Stored entries:

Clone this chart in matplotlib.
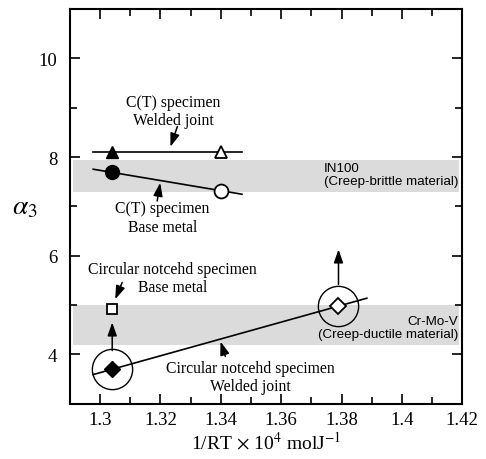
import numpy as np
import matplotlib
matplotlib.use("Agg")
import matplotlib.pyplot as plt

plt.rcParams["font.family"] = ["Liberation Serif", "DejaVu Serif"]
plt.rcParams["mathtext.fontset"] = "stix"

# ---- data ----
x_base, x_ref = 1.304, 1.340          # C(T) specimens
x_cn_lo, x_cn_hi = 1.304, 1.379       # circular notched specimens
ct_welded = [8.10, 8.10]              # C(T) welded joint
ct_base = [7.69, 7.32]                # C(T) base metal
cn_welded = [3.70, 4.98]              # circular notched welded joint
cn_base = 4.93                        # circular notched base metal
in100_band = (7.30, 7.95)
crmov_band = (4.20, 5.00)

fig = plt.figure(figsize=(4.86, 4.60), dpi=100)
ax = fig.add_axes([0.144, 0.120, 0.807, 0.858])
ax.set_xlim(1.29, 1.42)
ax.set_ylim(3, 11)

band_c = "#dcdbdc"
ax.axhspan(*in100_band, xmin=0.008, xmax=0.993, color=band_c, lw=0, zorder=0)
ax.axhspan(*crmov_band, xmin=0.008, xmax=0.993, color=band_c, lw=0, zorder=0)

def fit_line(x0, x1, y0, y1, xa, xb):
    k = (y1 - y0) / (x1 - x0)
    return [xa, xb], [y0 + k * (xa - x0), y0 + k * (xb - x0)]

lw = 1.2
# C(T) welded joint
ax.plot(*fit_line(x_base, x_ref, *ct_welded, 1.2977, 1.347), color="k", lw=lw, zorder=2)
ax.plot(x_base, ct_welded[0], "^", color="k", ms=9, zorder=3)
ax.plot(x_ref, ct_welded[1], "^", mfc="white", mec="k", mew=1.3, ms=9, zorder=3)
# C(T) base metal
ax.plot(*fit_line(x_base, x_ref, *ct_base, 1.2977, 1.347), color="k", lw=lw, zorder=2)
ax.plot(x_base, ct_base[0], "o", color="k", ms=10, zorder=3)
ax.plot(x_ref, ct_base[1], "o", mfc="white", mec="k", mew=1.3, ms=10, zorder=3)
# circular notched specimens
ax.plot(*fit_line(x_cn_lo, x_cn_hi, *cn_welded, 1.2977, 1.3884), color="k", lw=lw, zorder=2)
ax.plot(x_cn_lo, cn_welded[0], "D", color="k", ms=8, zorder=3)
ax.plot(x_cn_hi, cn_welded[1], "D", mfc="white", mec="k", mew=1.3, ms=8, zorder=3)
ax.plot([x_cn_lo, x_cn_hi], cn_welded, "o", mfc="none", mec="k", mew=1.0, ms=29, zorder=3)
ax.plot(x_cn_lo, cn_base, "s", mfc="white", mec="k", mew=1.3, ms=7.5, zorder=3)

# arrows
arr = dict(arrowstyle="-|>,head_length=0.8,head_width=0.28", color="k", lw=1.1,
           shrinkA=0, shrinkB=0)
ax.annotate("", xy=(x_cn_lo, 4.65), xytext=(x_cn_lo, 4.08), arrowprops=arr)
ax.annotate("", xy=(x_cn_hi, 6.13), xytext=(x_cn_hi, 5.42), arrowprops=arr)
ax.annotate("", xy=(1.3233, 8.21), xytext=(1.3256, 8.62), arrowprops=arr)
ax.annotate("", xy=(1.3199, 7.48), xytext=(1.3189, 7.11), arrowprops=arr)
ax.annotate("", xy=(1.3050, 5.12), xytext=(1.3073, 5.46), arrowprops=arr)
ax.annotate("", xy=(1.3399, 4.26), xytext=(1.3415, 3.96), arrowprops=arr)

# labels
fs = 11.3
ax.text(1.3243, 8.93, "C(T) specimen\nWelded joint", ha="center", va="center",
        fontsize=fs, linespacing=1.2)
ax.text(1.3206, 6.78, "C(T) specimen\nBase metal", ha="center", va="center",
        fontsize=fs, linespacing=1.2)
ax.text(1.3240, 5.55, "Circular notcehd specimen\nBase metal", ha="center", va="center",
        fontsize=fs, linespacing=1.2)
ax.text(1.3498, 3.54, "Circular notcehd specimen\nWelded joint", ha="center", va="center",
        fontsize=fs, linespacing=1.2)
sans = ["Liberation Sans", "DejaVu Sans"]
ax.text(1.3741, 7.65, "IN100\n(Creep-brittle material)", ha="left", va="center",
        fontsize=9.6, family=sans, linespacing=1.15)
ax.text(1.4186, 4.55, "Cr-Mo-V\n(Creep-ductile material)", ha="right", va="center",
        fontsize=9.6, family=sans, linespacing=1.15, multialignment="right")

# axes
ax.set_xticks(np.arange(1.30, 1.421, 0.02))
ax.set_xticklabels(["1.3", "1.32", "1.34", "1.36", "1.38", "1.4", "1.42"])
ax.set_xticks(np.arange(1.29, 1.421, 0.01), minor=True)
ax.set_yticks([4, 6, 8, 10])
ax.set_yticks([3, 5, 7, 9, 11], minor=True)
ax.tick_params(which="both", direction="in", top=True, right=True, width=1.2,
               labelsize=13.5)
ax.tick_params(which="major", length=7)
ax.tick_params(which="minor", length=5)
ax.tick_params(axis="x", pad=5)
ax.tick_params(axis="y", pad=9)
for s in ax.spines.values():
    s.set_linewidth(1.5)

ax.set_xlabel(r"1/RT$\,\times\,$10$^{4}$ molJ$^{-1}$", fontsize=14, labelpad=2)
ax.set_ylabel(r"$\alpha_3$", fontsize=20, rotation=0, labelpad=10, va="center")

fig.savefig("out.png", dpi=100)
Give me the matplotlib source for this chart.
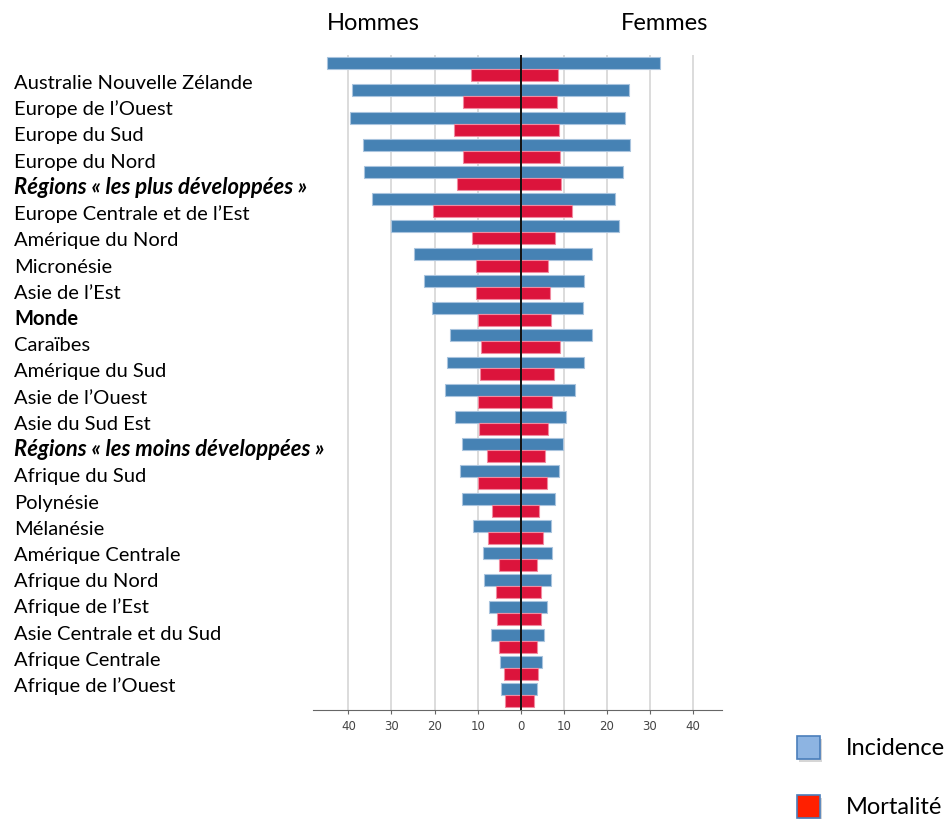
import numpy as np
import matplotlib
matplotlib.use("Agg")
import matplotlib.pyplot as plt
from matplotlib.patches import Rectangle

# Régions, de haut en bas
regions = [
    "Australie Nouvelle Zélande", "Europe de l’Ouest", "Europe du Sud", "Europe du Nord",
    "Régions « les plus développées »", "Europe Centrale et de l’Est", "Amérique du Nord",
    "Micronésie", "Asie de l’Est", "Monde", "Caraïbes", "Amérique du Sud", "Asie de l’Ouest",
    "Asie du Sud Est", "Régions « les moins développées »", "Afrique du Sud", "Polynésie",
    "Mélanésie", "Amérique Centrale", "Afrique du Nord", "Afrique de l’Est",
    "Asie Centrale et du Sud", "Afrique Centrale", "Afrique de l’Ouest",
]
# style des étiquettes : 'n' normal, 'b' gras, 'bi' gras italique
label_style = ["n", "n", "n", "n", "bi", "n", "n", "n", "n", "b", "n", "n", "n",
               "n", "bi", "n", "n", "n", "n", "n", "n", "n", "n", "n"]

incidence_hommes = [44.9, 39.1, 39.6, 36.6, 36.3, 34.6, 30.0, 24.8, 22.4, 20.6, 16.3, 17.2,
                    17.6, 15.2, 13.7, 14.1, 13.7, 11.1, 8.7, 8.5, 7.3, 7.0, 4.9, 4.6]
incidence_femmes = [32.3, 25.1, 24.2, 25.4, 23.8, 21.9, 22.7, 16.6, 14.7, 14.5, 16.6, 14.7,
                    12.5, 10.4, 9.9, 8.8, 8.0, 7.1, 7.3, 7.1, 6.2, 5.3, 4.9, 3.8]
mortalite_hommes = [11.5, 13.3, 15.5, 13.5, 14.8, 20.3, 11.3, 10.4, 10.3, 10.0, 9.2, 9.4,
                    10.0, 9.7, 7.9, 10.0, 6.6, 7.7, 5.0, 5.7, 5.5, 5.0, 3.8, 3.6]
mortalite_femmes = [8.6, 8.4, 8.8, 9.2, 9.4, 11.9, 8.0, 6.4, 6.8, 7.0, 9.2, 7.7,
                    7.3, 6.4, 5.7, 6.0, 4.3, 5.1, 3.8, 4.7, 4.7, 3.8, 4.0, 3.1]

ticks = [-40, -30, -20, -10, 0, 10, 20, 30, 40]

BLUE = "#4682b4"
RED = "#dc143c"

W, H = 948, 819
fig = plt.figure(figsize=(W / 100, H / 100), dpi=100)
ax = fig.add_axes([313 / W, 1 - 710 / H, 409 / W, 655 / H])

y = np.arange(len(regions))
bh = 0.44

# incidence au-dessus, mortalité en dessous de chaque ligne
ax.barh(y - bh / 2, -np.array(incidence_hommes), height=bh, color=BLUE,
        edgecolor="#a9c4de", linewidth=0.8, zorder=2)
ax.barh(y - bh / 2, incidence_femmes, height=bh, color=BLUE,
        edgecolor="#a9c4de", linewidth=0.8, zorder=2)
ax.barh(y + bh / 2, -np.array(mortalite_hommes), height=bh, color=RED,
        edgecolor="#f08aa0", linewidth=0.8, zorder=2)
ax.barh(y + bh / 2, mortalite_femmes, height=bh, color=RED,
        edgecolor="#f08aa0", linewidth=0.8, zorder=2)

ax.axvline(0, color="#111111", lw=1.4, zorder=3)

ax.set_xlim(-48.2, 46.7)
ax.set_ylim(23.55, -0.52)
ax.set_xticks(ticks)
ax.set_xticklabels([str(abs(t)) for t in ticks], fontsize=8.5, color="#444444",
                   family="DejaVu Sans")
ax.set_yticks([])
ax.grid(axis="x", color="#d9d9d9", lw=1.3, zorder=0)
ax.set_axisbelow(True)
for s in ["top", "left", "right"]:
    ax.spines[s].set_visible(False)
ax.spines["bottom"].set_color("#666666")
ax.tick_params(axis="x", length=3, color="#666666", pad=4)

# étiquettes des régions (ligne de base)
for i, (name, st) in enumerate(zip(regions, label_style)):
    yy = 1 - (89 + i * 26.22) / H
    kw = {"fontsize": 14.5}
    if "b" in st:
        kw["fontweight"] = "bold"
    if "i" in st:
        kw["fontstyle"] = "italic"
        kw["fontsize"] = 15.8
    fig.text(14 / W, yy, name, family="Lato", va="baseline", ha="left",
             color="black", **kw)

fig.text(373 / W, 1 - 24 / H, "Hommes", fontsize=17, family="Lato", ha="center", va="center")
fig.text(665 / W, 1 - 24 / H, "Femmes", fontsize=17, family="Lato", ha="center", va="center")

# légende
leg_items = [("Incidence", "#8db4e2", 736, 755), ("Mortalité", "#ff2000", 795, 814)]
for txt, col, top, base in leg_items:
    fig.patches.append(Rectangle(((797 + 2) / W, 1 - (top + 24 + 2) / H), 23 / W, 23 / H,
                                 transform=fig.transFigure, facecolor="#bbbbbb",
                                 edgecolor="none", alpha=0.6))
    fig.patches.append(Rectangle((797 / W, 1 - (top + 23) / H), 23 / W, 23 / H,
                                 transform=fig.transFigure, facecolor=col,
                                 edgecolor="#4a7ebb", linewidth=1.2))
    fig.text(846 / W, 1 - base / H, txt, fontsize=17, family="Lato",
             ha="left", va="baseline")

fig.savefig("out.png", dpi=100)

Instructions for the task:
Search the data for "this" and list every line in which it occurs.

Response below:
Clone this chart in matplotlib.
Give me the matplotlib source for this chart.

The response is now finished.